Americans' views on the fairness of Bush's policies are strongly related to their political partisanship. Democrats overwhelmingly believe Bush's policies favor the rich (76%), while a nearly equal percentage of Republicans believe his policies are fair to all groups (75%). Independents are more likely to say that his policies favor the rich (59%), than to say they are fair to all groups (32%).
Bush's numbers on this measure compare favorably to his father's. Polls conducted in January and September 1992 found more than 6 in 10 Americans (63% and 61%, respectively) saying the elder Bush's policies favored the rich. Only 27% thought they were fair to all.
These data suggest that Republican presidents tend to be vulnerable to criticisms that they cater to the rich. Three Gallup Polls conducted between October 1994 and November 1998 asked a similar question (it did not have an explicit option of saying the policies were "fair to all groups") more generally about the Republican Party. In each of these polls, roughly 7 in 10 Americans said the Republican Party's policies favored the rich. (Views on the Democratic Party were much more divided, with a plurality saying their policies favor the middle class.)
So while most Americans believe the president pursues policies that favor the rich, this view is not as widely held about him as it was about his father in the early 1990s.
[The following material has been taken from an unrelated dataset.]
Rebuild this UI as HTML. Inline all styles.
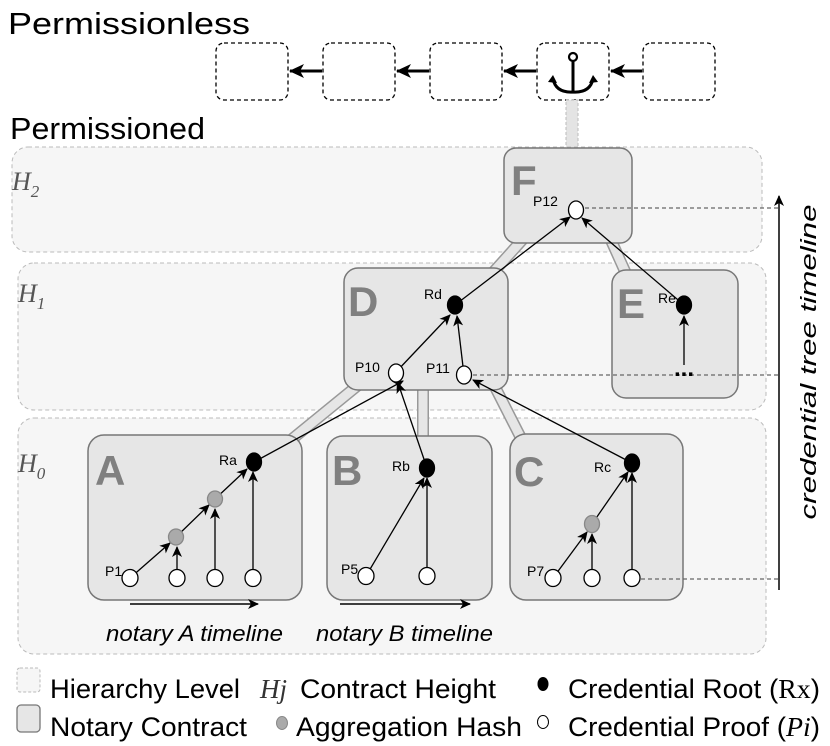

And the Republican Party has typically been thought to favor wealthier people.
Related to the perception that Bush favors the rich is the fairly consistent feeling among Americans that big business has too much influence over his administration's decisions. A July 2002 poll, for example, found that 69% of Americans held this belief about the Bush administration, compared to 24% who did not. This poll was conducted at a time when the stock market was near its low point and the fallout from corporate scandals was still a hot topic. But polls conducted during quieter economic times show virtually the same results: 67% of Americans felt this way in July 2001, and 63% in April 2001.
However, the perception that Bush's policies work to the benefit of rich business tycoons has had little effect on his approval rating. At times when his approval rating was both very high (83% in January 2002) and very low (57% in July 2001), perceptions of his policies as being too friendly to the wealthy remained the same.
Additionally, despite Americans' consistent opinions that Bush's policies favor business and the wealthy, they still view Bush's policies favorably on the whole. A November 2002 CNN/USA Today/Gallup poll indicated that 57% of Americans believe the policies Bush and the Republican congressional leaders are proposing will lead the country in the right direction, while 31% say they will lead the country in the wrong direction.
*Results are based on telephone interviews with 1,000 national adults, aged 18 and older, conducted Jan. 3-5, 2003. For results based on the total sample of national adults, one can say with 95% confidence that the maximum margin of sampling error is ±3%.